That is not what Revelation says.
But if you want to speculate we do know, having been told, that Christ came to destroy the works of the Devil and sin Itself is basically the sum total of his work. Keeping that in mind Ive looked at the fires and the worm as mentioned by Christ as possibly representing an internal torment (the worm) and an externally applied wrath (the fire). The worm might be the frustration, like a raging itch that cannot be reached to scratch, of the sin nature of the lost since they can never be permitted to ever again commit any form of sin or else some work of the devil might be said to remain. That would make the fire, wrath, the force that prevents the lost from ever sinning again.
This actually opens up the way for the LoF to be a response to what the damned unchangeably are rather than what they did (no one is condemned because of what was found in the books but because their names were not found in the Lambs Book of Life) and possibly therefore individually exacting ... to one with a raging sin nature proportionally more wrath and to one with a weak sin nature proportionally less ... though still wrath of course.

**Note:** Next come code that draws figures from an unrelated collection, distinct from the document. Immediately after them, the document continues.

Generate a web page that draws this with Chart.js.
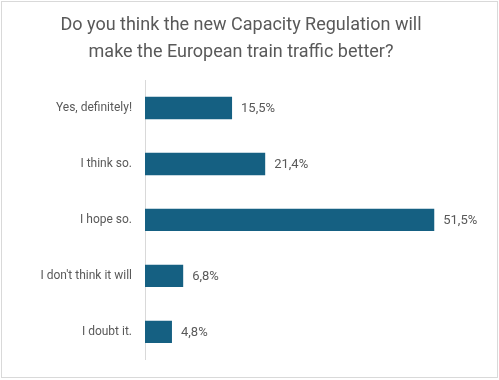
<!DOCTYPE html>
<html>
<head>
<meta charset="utf-8">
<script src="https://cdn.jsdelivr.net/npm/chart.js@4"></script>
<style>
  html, body { margin: 0; padding: 0; background: #ffffff; }
  #wrap { position: relative; width: 499px; height: 380px; }
  #frame { position: absolute; left: 1px; top: 1px; width: 497px; height: 377px; box-sizing: border-box; border: 1px solid #d9d9d9; pointer-events: none; }
  canvas { position: absolute; left: 0; top: 0; }
</style>
</head>
<body>
<div id="wrap">
  <canvas id="c" width="499" height="380"></canvas>
  <div id="frame"></div>
</div>
<script>
const titleLines = ["Do you think the new Capacity Regulation will", "make the European train traffic better?"];
const categories = ["Yes, definitely!", "I think so.", "I hope so.", "I don't think it will", "I doubt it."];
const values = [15.5, 21.4, 51.5, 6.8, 4.8];
const valueLabels = ["15,5%", "21,4%", "51,5%", "6,8%", "4,8%"];

const FONT = "Roboto";
const TEXT = "#595959";

const dataLabelPlugin = {
  id: 'dataLabels',
  afterDatasetsDraw(chart) {
    const ctx = chart.ctx;
    const meta = chart.getDatasetMeta(0);
    const xs = chart.scales.x;
    ctx.save();
    ctx.font = "13px " + FONT;
    ctx.fillStyle = TEXT;
    ctx.textAlign = "left";
    ctx.textBaseline = "middle";
    meta.data.forEach((bar, i) => {
      const x = xs.getPixelForValue(values[i]);
      ctx.fillText(valueLabels[i], x + 9, bar.y + 1);
    });
    ctx.restore();
  }
};

new Chart(document.getElementById('c'), {
  type: 'bar',
  data: {
    labels: categories,
    datasets: [{
      data: values,
      backgroundColor: '#156082',
      borderWidth: 0,
      categoryPercentage: 1.0,
      barPercentage: 0.4
    }]
  },
  options: {
    indexAxis: 'y',
    responsive: false,
    animation: false,
    layout: { padding: { left: 0, right: 17, top: 0, bottom: 17 } },
    plugins: {
      legend: { display: false },
      tooltip: { enabled: false },
      title: {
        display: true,
        text: titleLines,
        color: TEXT,
        font: { family: FONT, size: 18, weight: 'normal', lineHeight: 1.5 },
        padding: { top: 12, bottom: 14 }
      }
    },
    scales: {
      x: {
        display: false,
        min: 0,
        max: 60
      },
      y: {
        afterFit(scale) { scale.width = 145; },
        grid: { display: false, drawTicks: false },
        border: { display: true, color: '#d9d9d9', width: 1 },
        ticks: { color: TEXT, font: { family: FONT, size: 12 }, padding: 13 }
      }
    }
  },
  plugins: [dataLabelPlugin]
});
</script>
</body>
</html>
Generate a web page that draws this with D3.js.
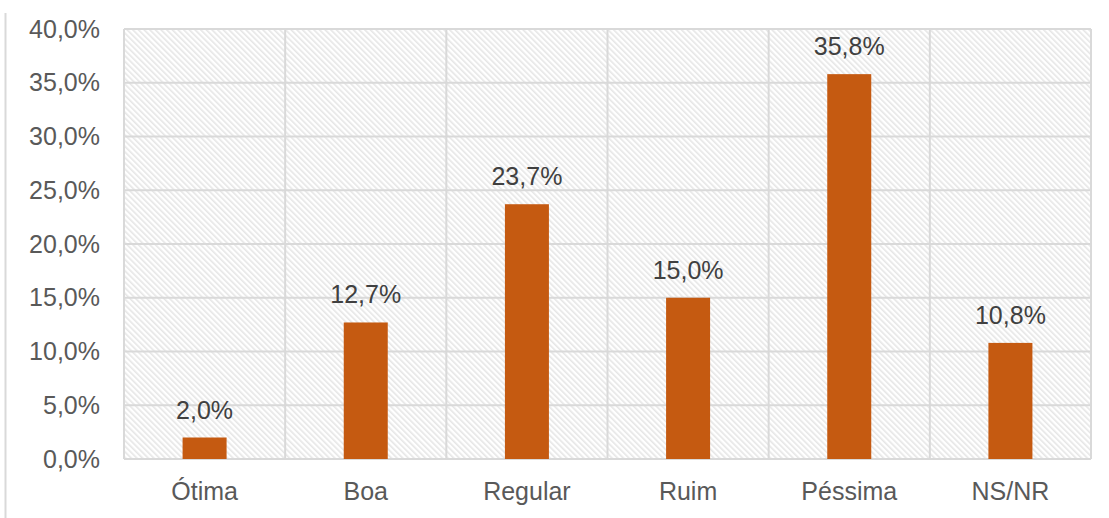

Such a state, again this is speculation based on what weve been told, would also explain why the LoF could never get better or since there would be no opportunity for the damned to indulge sin worse. To be a completely static condition, unchanging.
As for the saints, the Lord is described as a consuming fire (and the place of the damned outer darkness). Heaven in His presence is therefore possibly much hotter than the LoF BUT the saints will have a nature in accordance to the Holy Spirit ... we will be not just able to take it but able to enjoy it and thrive in His presence.